Written task: Return exactly, please, the lines that run from the line with "Give me the D3.js source for this chart." to the line with "5.0, 4.1, 3.2];", ends included, and omit all pictures.

Entries supplied:
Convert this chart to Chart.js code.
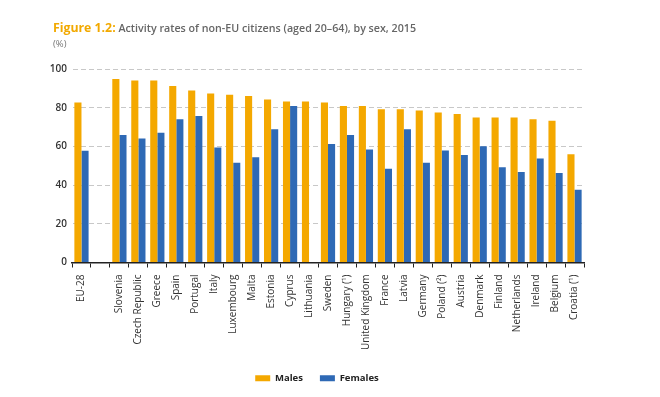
--
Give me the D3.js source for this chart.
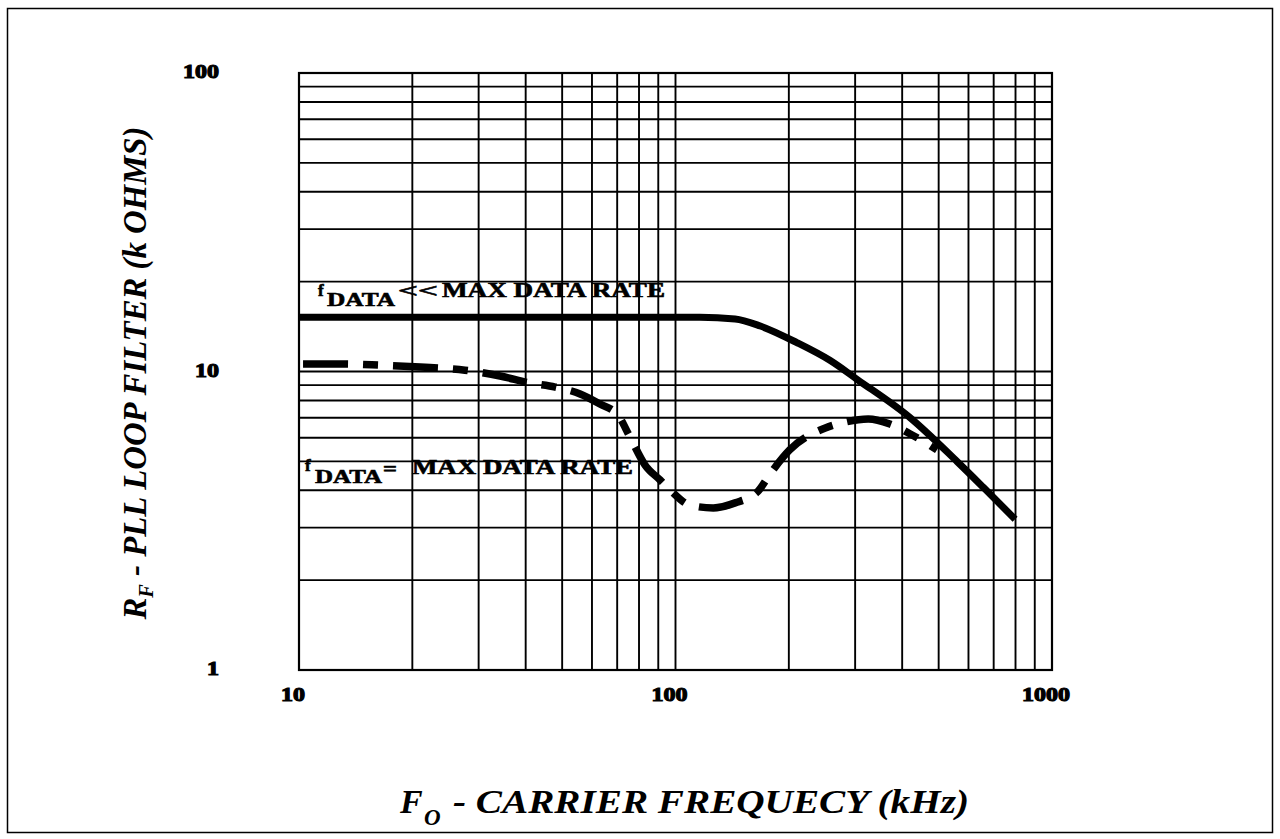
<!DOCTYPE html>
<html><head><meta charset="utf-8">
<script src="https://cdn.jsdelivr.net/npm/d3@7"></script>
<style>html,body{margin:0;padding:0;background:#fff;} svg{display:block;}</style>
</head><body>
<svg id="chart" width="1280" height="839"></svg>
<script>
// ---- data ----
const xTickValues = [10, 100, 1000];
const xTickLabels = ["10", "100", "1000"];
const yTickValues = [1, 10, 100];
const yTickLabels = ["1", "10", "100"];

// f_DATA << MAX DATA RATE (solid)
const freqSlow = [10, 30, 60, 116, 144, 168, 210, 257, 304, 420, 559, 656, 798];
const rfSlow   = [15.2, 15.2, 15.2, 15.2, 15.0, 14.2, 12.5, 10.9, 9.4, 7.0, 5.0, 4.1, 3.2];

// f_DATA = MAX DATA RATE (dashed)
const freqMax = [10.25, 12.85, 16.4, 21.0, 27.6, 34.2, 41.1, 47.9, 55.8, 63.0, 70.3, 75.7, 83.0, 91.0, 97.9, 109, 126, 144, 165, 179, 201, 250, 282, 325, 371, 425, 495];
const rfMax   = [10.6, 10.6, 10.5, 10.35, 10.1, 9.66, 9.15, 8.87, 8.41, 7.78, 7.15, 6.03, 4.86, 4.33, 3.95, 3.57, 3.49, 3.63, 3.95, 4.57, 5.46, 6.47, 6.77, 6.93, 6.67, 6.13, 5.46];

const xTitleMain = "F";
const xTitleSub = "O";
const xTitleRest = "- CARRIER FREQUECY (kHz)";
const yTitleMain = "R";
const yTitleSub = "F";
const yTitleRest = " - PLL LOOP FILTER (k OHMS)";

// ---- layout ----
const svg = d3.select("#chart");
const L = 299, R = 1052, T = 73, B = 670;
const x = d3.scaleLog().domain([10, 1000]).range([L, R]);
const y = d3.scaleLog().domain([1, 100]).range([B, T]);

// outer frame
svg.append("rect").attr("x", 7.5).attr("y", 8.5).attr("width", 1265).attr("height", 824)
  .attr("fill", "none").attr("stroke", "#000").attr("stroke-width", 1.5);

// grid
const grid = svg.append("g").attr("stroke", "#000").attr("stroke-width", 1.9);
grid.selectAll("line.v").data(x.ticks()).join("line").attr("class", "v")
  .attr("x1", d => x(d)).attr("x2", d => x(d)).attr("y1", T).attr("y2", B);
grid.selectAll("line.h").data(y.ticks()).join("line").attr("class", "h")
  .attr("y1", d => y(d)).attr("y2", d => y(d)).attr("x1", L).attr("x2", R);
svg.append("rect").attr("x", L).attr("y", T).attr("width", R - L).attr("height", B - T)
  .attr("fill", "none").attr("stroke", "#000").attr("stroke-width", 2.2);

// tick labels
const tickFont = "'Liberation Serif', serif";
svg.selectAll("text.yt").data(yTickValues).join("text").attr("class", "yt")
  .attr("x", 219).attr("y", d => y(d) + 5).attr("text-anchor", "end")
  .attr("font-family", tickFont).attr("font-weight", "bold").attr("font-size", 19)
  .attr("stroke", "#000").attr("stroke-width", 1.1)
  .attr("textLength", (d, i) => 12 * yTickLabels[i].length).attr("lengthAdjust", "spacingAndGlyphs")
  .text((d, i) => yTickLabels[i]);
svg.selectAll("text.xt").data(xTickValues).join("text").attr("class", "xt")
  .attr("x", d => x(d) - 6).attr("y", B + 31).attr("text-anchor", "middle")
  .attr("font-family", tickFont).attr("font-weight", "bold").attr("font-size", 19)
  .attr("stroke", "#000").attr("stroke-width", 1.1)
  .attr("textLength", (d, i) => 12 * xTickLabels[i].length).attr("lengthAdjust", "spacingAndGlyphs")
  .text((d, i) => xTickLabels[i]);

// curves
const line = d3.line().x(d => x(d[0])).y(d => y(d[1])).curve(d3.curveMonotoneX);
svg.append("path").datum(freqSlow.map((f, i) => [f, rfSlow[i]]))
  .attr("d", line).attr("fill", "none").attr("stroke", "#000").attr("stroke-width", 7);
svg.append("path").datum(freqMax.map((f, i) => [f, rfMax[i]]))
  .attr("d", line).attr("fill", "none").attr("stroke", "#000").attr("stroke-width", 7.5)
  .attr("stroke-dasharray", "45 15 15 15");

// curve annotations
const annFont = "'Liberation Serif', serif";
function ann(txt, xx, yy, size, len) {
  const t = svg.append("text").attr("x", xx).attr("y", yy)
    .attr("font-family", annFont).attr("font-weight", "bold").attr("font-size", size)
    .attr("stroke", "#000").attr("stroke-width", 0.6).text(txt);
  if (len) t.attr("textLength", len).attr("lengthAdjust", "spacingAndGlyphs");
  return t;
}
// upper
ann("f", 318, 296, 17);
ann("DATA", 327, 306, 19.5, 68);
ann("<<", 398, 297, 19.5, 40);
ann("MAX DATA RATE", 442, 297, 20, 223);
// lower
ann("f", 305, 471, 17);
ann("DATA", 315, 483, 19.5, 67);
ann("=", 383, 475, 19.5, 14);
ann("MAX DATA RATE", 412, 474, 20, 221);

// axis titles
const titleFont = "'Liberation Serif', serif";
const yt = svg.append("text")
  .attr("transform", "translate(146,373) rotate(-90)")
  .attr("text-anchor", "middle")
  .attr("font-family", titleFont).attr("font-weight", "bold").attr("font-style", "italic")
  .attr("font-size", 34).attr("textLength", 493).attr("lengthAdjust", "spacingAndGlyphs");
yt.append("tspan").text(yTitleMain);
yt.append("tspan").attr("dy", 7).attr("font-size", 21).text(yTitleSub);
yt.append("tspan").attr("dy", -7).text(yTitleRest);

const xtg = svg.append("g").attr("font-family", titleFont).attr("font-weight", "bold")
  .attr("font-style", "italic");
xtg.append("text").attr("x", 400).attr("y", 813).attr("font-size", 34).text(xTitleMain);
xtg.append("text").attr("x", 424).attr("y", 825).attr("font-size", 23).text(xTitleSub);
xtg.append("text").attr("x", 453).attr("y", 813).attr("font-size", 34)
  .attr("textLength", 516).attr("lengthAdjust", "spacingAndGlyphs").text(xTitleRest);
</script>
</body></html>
==
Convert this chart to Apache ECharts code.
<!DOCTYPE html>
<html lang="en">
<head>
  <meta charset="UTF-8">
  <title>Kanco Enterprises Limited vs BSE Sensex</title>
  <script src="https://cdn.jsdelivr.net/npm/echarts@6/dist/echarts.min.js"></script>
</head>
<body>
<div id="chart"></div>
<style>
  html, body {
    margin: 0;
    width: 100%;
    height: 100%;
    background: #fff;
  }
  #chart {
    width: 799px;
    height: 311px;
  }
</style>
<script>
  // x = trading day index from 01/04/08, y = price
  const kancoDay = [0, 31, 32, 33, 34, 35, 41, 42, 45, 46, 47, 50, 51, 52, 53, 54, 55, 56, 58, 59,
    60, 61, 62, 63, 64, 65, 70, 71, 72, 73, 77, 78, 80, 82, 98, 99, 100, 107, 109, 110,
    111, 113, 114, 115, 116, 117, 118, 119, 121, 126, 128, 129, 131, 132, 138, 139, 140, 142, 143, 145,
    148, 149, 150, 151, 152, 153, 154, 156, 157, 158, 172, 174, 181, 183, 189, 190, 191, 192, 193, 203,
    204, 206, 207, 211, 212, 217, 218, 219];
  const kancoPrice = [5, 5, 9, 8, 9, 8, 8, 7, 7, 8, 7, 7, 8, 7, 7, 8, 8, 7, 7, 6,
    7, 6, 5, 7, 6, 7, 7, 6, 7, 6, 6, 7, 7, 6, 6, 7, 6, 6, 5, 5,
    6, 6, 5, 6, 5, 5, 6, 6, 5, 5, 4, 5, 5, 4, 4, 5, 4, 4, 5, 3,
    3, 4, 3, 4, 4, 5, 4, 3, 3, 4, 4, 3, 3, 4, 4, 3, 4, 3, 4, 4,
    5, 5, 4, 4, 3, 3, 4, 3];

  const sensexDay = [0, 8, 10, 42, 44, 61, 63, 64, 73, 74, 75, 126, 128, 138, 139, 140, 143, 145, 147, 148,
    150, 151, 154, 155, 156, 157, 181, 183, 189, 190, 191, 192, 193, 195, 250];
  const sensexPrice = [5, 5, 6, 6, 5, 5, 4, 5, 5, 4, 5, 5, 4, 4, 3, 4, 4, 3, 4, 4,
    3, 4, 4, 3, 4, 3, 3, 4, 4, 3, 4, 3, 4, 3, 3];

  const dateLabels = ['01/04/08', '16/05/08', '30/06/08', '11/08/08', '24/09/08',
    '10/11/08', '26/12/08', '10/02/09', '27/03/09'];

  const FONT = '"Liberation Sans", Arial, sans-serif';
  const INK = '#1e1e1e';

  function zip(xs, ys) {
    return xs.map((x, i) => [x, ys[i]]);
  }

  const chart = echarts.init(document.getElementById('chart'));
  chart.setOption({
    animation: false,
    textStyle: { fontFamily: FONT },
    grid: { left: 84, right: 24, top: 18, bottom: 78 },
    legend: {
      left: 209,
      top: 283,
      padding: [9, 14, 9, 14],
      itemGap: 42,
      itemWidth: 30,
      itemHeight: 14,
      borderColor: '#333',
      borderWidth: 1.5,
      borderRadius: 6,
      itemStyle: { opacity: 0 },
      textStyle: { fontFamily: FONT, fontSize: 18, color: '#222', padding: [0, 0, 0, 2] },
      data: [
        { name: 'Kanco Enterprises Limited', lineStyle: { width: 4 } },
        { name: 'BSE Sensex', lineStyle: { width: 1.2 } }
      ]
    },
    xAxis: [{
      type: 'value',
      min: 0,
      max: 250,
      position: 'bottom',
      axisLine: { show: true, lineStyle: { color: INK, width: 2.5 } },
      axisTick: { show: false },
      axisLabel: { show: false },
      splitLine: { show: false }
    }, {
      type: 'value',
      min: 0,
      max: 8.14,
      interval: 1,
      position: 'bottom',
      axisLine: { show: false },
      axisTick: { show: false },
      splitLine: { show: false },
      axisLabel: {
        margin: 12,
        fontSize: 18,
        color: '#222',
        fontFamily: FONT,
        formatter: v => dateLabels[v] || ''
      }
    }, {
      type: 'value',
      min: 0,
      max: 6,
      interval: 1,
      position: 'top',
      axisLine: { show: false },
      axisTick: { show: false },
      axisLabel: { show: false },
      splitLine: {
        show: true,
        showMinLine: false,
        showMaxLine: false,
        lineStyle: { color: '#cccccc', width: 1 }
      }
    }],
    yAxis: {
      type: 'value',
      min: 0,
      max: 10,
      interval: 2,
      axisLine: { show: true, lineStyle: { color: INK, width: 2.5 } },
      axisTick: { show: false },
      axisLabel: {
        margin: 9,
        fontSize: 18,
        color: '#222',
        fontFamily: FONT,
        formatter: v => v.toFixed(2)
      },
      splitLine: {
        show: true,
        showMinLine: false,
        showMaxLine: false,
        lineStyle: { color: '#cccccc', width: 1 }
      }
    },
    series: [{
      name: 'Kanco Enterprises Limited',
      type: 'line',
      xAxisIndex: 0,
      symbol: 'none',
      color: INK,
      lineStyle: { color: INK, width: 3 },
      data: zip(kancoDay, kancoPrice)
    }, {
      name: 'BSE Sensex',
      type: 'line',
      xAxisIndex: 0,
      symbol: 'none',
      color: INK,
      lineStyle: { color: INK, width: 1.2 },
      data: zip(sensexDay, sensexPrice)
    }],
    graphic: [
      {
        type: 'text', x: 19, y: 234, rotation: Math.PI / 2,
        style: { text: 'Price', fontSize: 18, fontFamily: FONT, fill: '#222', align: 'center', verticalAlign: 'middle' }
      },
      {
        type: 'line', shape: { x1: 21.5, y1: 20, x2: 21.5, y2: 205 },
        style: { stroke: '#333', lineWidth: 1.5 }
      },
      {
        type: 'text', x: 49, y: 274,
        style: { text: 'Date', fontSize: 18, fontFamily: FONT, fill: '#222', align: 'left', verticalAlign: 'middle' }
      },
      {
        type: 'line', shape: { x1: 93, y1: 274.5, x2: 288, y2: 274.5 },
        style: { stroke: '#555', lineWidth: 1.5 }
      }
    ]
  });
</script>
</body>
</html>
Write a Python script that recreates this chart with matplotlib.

Solution below:
Give me the D3.js source for this chart.
<!DOCTYPE html>
<html><head><meta charset="utf-8">
<script src="https://cdn.jsdelivr.net/npm/d3@7"></script>
<style>html,body{margin:0;padding:0;background:#fff;} svg{display:block;}</style>
</head><body>
<svg id="chart" width="1280" height="839"></svg>
<script>
// ---- data ----
const xTickValues = [10, 100, 1000];
const xTickLabels = ["10", "100", "1000"];
const yTickValues = [1, 10, 100];
const yTickLabels = ["1", "10", "100"];

// f_DATA << MAX DATA RATE (solid)
const freqSlow = [10, 30, 60, 116, 144, 168, 210, 257, 304, 420, 559, 656, 798];
const rfSlow   = [15.2, 15.2, 15.2, 15.2, 15.0, 14.2, 12.5, 10.9, 9.4, 7.0, 5.0, 4.1, 3.2];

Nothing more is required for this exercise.